— start GIVEN DATA —
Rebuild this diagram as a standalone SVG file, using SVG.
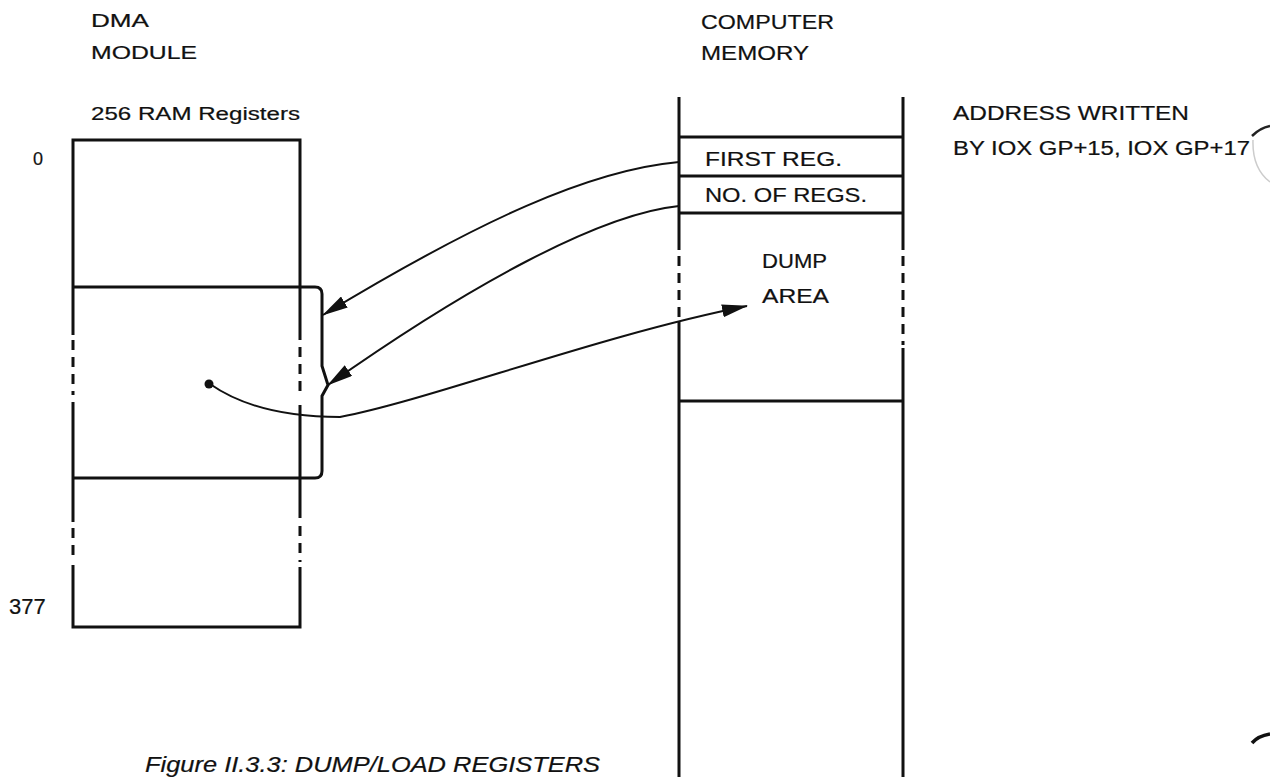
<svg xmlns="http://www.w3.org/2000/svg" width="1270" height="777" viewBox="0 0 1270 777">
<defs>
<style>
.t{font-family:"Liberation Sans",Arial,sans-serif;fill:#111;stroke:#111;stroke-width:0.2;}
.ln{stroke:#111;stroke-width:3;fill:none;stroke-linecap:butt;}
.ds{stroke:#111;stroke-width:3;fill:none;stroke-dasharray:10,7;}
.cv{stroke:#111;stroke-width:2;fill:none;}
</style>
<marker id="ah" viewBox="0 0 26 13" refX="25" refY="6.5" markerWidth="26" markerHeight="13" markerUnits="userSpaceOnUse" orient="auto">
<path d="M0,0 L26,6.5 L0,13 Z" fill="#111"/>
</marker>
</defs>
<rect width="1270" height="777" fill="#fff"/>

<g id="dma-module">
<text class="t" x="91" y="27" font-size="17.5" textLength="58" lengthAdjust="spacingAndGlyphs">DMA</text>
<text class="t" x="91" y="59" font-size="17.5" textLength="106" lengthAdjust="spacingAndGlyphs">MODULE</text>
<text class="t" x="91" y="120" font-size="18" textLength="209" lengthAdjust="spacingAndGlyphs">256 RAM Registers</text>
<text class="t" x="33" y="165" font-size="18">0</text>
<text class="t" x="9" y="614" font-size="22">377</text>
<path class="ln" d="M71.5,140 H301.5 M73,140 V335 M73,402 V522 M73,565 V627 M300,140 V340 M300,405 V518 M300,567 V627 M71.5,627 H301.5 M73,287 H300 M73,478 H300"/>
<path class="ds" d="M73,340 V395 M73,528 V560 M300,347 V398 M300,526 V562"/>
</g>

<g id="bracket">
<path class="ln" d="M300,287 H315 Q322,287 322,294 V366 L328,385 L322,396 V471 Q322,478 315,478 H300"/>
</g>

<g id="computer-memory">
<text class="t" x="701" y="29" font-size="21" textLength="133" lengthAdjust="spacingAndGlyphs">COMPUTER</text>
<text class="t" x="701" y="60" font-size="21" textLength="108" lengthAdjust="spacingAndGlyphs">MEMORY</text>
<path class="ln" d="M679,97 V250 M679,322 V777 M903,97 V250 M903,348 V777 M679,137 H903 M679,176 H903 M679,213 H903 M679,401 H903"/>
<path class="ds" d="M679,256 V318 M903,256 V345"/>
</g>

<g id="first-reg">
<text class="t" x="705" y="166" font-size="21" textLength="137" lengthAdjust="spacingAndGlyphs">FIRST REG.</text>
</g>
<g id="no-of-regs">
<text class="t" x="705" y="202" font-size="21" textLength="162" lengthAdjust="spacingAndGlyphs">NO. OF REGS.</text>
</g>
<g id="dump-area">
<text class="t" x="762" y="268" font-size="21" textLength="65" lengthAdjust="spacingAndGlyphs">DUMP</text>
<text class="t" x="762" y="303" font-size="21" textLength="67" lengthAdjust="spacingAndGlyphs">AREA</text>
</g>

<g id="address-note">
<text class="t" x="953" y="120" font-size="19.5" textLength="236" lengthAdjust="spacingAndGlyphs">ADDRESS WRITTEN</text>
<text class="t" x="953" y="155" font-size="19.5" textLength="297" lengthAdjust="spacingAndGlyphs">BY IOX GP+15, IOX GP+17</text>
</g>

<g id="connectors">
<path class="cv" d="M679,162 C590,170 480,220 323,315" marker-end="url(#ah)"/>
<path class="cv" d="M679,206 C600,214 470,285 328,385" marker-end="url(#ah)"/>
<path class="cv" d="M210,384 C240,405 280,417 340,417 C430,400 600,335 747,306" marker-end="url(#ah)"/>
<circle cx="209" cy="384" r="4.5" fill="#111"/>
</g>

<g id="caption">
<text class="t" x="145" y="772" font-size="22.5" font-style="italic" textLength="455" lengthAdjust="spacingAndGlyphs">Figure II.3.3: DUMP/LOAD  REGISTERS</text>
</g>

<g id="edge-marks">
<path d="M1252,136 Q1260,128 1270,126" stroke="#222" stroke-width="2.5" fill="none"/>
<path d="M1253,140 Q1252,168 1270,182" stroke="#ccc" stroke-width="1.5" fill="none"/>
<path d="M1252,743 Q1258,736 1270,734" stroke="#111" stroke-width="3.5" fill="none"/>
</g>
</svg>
— end GIVEN DATA —
THE REQUEST:
Leave out the pictures and output the rest of the material exactly as written.

SOLUTION TO THE PROBLEM:
Rebuild this diagram as a standalone SVG file, using SVG.
<svg xmlns="http://www.w3.org/2000/svg" width="1270" height="777" viewBox="0 0 1270 777">
<defs>
<style>
.t{font-family:"Liberation Sans",Arial,sans-serif;fill:#111;stroke:#111;stroke-width:0.2;}
.ln{stroke:#111;stroke-width:3;fill:none;stroke-linecap:butt;}
.ds{stroke:#111;stroke-width:3;fill:none;stroke-dasharray:10,7;}
.cv{stroke:#111;stroke-width:2;fill:none;}
</style>
<marker id="ah" viewBox="0 0 26 13" refX="25" refY="6.5" markerWidth="26" markerHeight="13" markerUnits="userSpaceOnUse" orient="auto">
<path d="M0,0 L26,6.5 L0,13 Z" fill="#111"/>
</marker>
</defs>
<rect width="1270" height="777" fill="#fff"/>

<g id="dma-module">
<text class="t" x="91" y="27" font-size="17.5" textLength="58" lengthAdjust="spacingAndGlyphs">DMA</text>
<text class="t" x="91" y="59" font-size="17.5" textLength="106" lengthAdjust="spacingAndGlyphs">MODULE</text>
<text class="t" x="91" y="120" font-size="18" textLength="209" lengthAdjust="spacingAndGlyphs">256 RAM Registers</text>
<text class="t" x="33" y="165" font-size="18">0</text>
<text class="t" x="9" y="614" font-size="22">377</text>
<path class="ln" d="M71.5,140 H301.5 M73,140 V335 M73,402 V522 M73,565 V627 M300,140 V340 M300,405 V518 M300,567 V627 M71.5,627 H301.5 M73,287 H300 M73,478 H300"/>
<path class="ds" d="M73,340 V395 M73,528 V560 M300,347 V398 M300,526 V562"/>
</g>

<g id="bracket">
<path class="ln" d="M300,287 H315 Q322,287 322,294 V366 L328,385 L322,396 V471 Q322,478 315,478 H300"/>
</g>

<g id="computer-memory">
<text class="t" x="701" y="29" font-size="21" textLength="133" lengthAdjust="spacingAndGlyphs">COMPUTER</text>
<text class="t" x="701" y="60" font-size="21" textLength="108" lengthAdjust="spacingAndGlyphs">MEMORY</text>
<path class="ln" d="M679,97 V250 M679,322 V777 M903,97 V250 M903,348 V777 M679,137 H903 M679,176 H903 M679,213 H903 M679,401 H903"/>
<path class="ds" d="M679,256 V318 M903,256 V345"/>
</g>

<g id="first-reg">
<text class="t" x="705" y="166" font-size="21" textLength="137" lengthAdjust="spacingAndGlyphs">FIRST REG.</text>
</g>
<g id="no-of-regs">
<text class="t" x="705" y="202" font-size="21" textLength="162" lengthAdjust="spacingAndGlyphs">NO. OF REGS.</text>
</g>
<g id="dump-area">
<text class="t" x="762" y="268" font-size="21" textLength="65" lengthAdjust="spacingAndGlyphs">DUMP</text>
<text class="t" x="762" y="303" font-size="21" textLength="67" lengthAdjust="spacingAndGlyphs">AREA</text>
</g>

<g id="address-note">
<text class="t" x="953" y="120" font-size="19.5" textLength="236" lengthAdjust="spacingAndGlyphs">ADDRESS WRITTEN</text>
<text class="t" x="953" y="155" font-size="19.5" textLength="297" lengthAdjust="spacingAndGlyphs">BY IOX GP+15, IOX GP+17</text>
</g>

<g id="connectors">
<path class="cv" d="M679,162 C590,170 480,220 323,315" marker-end="url(#ah)"/>
<path class="cv" d="M679,206 C600,214 470,285 328,385" marker-end="url(#ah)"/>
<path class="cv" d="M210,384 C240,405 280,417 340,417 C430,400 600,335 747,306" marker-end="url(#ah)"/>
<circle cx="209" cy="384" r="4.5" fill="#111"/>
</g>

<g id="caption">
<text class="t" x="145" y="772" font-size="22.5" font-style="italic" textLength="455" lengthAdjust="spacingAndGlyphs">Figure II.3.3: DUMP/LOAD  REGISTERS</text>
</g>

<g id="edge-marks">
<path d="M1252,136 Q1260,128 1270,126" stroke="#222" stroke-width="2.5" fill="none"/>
<path d="M1253,140 Q1252,168 1270,182" stroke="#ccc" stroke-width="1.5" fill="none"/>
<path d="M1252,743 Q1258,736 1270,734" stroke="#111" stroke-width="3.5" fill="none"/>
</g>
</svg>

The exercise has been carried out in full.